What was your favorite toy when you were a child?
I asked that to my writing class at LSU last week.
On the first day of each semester I ask them to introduce themselves by answering a series of questions. After the serious questions I have them answer one that is just fun.
Often that one reveals the most about their personalities and acts as an icebreaker for the whole class, setting a tone for free discussions.
We had fun with the toy question.
I wasn’t surprised by how different the answers of most of the young men were from the young women.
What intrigued me were the similarities and a few marked differences that between the answers of this generation compared to the answers that would have come from the kids with whom I grew up.
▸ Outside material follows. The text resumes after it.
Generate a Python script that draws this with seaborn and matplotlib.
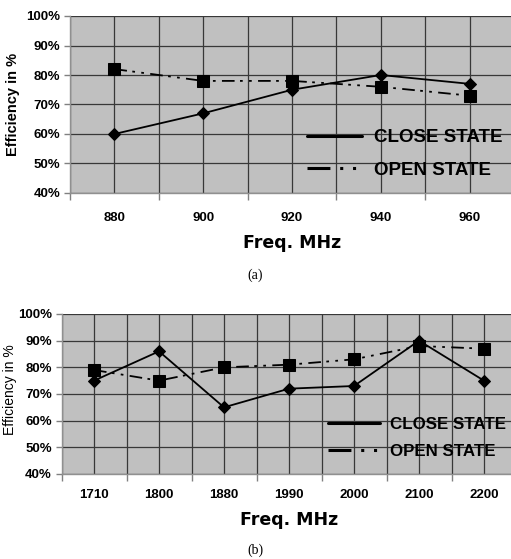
import matplotlib
matplotlib.use("Agg")
import matplotlib.pyplot as plt
from matplotlib.lines import Line2D
from matplotlib.ticker import FixedLocator, PercentFormatter
import seaborn as sns
import pandas as pd

# Band (a): GSM 900 range
freq_a = ["880", "900", "920", "940", "960"]
close_a = [60, 67, 75, 80, 77]
open_a = [82, 78, 78, 76, 73]

# Band (b): DCS / PCS / UMTS range
freq_b = ["1710", "1800", "1880", "1990", "2000", "2100", "2200"]
close_b = [75, 86, 65, 72, 73, 90, 75]
open_b = [79, 75, 80, 81, 83, 88, 87]

states = ["CLOSE STATE", "OPEN STATE"]
y_ticks = [40, 50, 60, 70, 80, 90, 100]

sns.set_theme(style="white")
plt.rcParams["font.family"] = ["Liberation Sans", "DejaVu Sans"]
plt.rcParams["text.color"] = "black"
plt.rcParams["axes.labelcolor"] = "black"

BG = "#c0c0c0"
GRID = "#383838"
OPEN_DASH = (7, 3, 1.5, 3.5, 1.5, 3.5)

fig = plt.figure(figsize=(5.11, 5.59), dpi=100)
ax_a = fig.add_axes([70 / 511, 1 - 193 / 559, 444 / 511, 177 / 559])
ax_b = fig.add_axes([61.5 / 511, 1 - 474 / 559, 455 / 511, 160 / 559])


def draw_panel(ax, freqs, close, opened, bold_y, xpad, legend_xy, legend_fs,
               legend_weight, line_len, spacing):
    df = pd.DataFrame({
        "freq": freqs * 2,
        "eff": close + opened,
        "state": [states[0]] * len(freqs) + [states[1]] * len(freqs),
    })
    sns.lineplot(data=df[df.state == states[0]], x="freq", y="eff", ax=ax,
                 color="black", lw=1.3, marker="D", markersize=6,
                 markeredgecolor="black", sort=False, legend=False)
    sns.lineplot(data=df[df.state == states[1]], x="freq", y="eff", ax=ax,
                 color="black", lw=1.3, marker="s", markersize=8,
                 markeredgecolor="black", sort=False, legend=False,
                 dashes=False)
    ax.lines[-1].set_dashes(OPEN_DASH)

    n = len(freqs)
    ax.set_facecolor(BG)
    ax.set_xlim(-0.5, n - 0.5)
    ax.set_ylim(40, 100)
    ax.yaxis.set_major_locator(FixedLocator(y_ticks))
    ax.yaxis.set_major_formatter(PercentFormatter(decimals=0))
    ax.xaxis.set_minor_locator(FixedLocator([i + 0.5 for i in range(-1, n)]))
    ax.grid(True, which="both", axis="x", color=GRID, lw=0.9)
    ax.grid(True, which="major", axis="y", color=GRID, lw=0.9)
    ax.set_axisbelow(True)
    for side in ("top", "right"):
        ax.spines[side].set_visible(False)
    for side in ("left", "bottom"):
        ax.spines[side].set_color("#909090")
        ax.spines[side].set_linewidth(1.0)

    ax.tick_params(axis="x", which="major", length=0, pad=xpad,
                   labelsize=9.5, labelcolor="black")
    ax.tick_params(axis="x", which="minor", length=5, width=1,
                   color="#808080", direction="out", bottom=True)
    ax.tick_params(axis="y", which="major", length=4, width=1,
                   color="#808080", direction="out", left=True,
                   pad=3, labelsize=9.5, labelcolor="black")
    for lbl in ax.get_xticklabels() + ax.get_yticklabels():
        lbl.set_fontweight("bold")

    ax.set_xlabel("Freq. MHz", fontsize=12.5, fontweight="bold",
                  family=["DejaVu Sans"], labelpad=7, color="black")
    ax.set_ylabel("Efficiency in %", fontsize=10.5 if bold_y else 10,
                  fontweight="bold" if bold_y else "normal", color="black")

    handles = [
        Line2D([], [], color="black", lw=2.2),
        Line2D([], [], color="black", lw=2.2, dashes=(7.5, 3.2, 1, 3.2, 1, 3.2)),
    ]
    leg = ax.legend(handles, states, loc="upper left",
                    bbox_to_anchor=legend_xy, frameon=False,
                    borderpad=0, borderaxespad=0,
                    handlelength=line_len, handletextpad=0.6,
                    labelspacing=spacing,
                    prop={"weight": legend_weight, "size": legend_fs})
    for t in leg.get_texts():
        t.set_color("black")


draw_panel(ax_a, freq_a, close_a, open_a, True, 14,
           (0.534, 0.36), 13.5, "bold", 2.95, 0.8)
draw_panel(ax_b, freq_b, close_b, open_b, False, 11,
           (0.586, 0.355), 12.2, "bold", 3.05, 0.72)

ax_a.yaxis.set_label_coords(-0.113, 0.5)
ax_b.yaxis.set_label_coords(-0.097, 0.53)

fig.text(0.5, 1 - 275 / 559, "(a)", ha="center", va="center",
         family=["Liberation Serif", "DejaVu Serif"], fontsize=10)
fig.text(0.5, 1 - 550 / 559, "(b)", ha="center", va="center",
         family=["Liberation Serif", "DejaVu Serif"], fontsize=10)

fig.savefig("out.png", dpi=100, facecolor="white")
The predominant toys of choice for the young women were dolls, much as I suspect they would have for a large percentage of girls of my generation. Naturally some of the students’ dolls had grown more sophisticated, but they were still dolls.
I realized that the few toys I have from my mother, who would be more than 100 years old now, are also dolls.
A couple of the guys in class answered with action figures. Those are a natural progression of the toy rubber and plastic soldiers I played with as a kid.
One answered Legos, which were the favorite of my younger son, who is a few years older than the students.
Legos are an updated version of the white blocks with green windows and doors that I fit together to build forts for my army men.
As I suspected, the biggest difference between my students’ generation and mine was the electronic games that were the joy of some of my students when they were children.
One of my students, who may do well as an inquiring journalist, then turned the question on me.
The first thing that came to mind was my red tractor that was a wee step up from a tricycle. One of the big differences of which I was quite proud was that it had a real steering wheel rather than handle bars.
Made of metal it looked to me a lot like the tractor of my neighbor, who sometimes let me sit on his lap and drive as he plowed his field.
The only thing I wanted to add to my tractor was a plow. It had a detachable wagon, but I usually removed that to make it go faster.
I wish now it had been equipped with an odometer, so I would know how many miles I drove it back and forth across the walkway from our back porch to the wash shed. I could just get up to full speed before I had to stop and turn around.
I was a little surprised that none of my students mentioned a similar toy or even a bicycle.
Those vehicles provided such independence.
On my tractor I could run away from home, even if I could only get 100 feet.